Return the whole listing, keeping every character the same.

Dataset excerpt =>
========

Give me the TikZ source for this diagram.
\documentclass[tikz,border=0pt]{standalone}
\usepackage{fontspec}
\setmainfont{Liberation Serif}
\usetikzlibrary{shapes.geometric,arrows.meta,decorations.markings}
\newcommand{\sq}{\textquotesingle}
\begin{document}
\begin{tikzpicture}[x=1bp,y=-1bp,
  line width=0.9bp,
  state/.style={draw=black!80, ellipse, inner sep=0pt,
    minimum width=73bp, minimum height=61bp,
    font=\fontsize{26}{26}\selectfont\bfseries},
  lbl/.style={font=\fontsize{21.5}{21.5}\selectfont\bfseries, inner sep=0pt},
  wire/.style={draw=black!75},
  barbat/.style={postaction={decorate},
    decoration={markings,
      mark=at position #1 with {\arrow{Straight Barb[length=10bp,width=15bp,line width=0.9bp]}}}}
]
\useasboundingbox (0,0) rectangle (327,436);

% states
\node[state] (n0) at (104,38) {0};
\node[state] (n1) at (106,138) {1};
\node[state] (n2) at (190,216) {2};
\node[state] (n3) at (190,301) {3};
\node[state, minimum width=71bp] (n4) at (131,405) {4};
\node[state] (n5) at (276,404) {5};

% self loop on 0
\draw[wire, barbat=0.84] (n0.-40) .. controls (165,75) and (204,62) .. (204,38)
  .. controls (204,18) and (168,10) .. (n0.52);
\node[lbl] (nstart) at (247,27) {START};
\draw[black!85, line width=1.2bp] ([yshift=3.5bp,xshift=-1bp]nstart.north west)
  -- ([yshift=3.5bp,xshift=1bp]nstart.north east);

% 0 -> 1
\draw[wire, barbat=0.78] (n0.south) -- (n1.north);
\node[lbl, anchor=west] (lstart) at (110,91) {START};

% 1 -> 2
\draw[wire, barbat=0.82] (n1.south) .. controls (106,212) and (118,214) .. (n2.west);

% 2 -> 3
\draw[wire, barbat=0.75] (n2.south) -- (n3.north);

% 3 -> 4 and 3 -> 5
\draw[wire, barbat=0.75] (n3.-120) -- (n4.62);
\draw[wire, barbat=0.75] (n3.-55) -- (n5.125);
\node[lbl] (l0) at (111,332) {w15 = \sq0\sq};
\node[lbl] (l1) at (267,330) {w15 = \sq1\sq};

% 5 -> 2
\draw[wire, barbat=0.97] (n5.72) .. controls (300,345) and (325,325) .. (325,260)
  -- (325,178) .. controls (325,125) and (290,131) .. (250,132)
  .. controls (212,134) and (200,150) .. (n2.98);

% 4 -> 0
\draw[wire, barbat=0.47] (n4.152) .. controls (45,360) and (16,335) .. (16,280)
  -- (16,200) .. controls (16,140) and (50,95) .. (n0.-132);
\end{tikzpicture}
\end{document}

========

Complete output =>
Give me the TikZ source for this diagram.
\documentclass[tikz,border=0pt]{standalone}
\usepackage{fontspec}
\setmainfont{Liberation Serif}
\usetikzlibrary{shapes.geometric,arrows.meta,decorations.markings}
\newcommand{\sq}{\textquotesingle}
\begin{document}
\begin{tikzpicture}[x=1bp,y=-1bp,
  line width=0.9bp,
  state/.style={draw=black!80, ellipse, inner sep=0pt,
    minimum width=73bp, minimum height=61bp,
    font=\fontsize{26}{26}\selectfont\bfseries},
  lbl/.style={font=\fontsize{21.5}{21.5}\selectfont\bfseries, inner sep=0pt},
  wire/.style={draw=black!75},
  barbat/.style={postaction={decorate},
    decoration={markings,
      mark=at position #1 with {\arrow{Straight Barb[length=10bp,width=15bp,line width=0.9bp]}}}}
]
\useasboundingbox (0,0) rectangle (327,436);

% states
\node[state] (n0) at (104,38) {0};
\node[state] (n1) at (106,138) {1};
\node[state] (n2) at (190,216) {2};
\node[state] (n3) at (190,301) {3};
\node[state, minimum width=71bp] (n4) at (131,405) {4};
\node[state] (n5) at (276,404) {5};

% self loop on 0
\draw[wire, barbat=0.84] (n0.-40) .. controls (165,75) and (204,62) .. (204,38)
  .. controls (204,18) and (168,10) .. (n0.52);
\node[lbl] (nstart) at (247,27) {START};
\draw[black!85, line width=1.2bp] ([yshift=3.5bp,xshift=-1bp]nstart.north west)
  -- ([yshift=3.5bp,xshift=1bp]nstart.north east);

% 0 -> 1
\draw[wire, barbat=0.78] (n0.south) -- (n1.north);
\node[lbl, anchor=west] (lstart) at (110,91) {START};

% 1 -> 2
\draw[wire, barbat=0.82] (n1.south) .. controls (106,212) and (118,214) .. (n2.west);

% 2 -> 3
\draw[wire, barbat=0.75] (n2.south) -- (n3.north);

% 3 -> 4 and 3 -> 5
\draw[wire, barbat=0.75] (n3.-120) -- (n4.62);
\draw[wire, barbat=0.75] (n3.-55) -- (n5.125);
\node[lbl] (l0) at (111,332) {w15 = \sq0\sq};
\node[lbl] (l1) at (267,330) {w15 = \sq1\sq};

% 5 -> 2
\draw[wire, barbat=0.97] (n5.72) .. controls (300,345) and (325,325) .. (325,260)
  -- (325,178) .. controls (325,125) and (290,131) .. (250,132)
  .. controls (212,134) and (200,150) .. (n2.98);

% 4 -> 0
\draw[wire, barbat=0.47] (n4.152) .. controls (45,360) and (16,335) .. (16,280)
  -- (16,200) .. controls (16,140) and (50,95) .. (n0.-132);
\end{tikzpicture}
\end{document}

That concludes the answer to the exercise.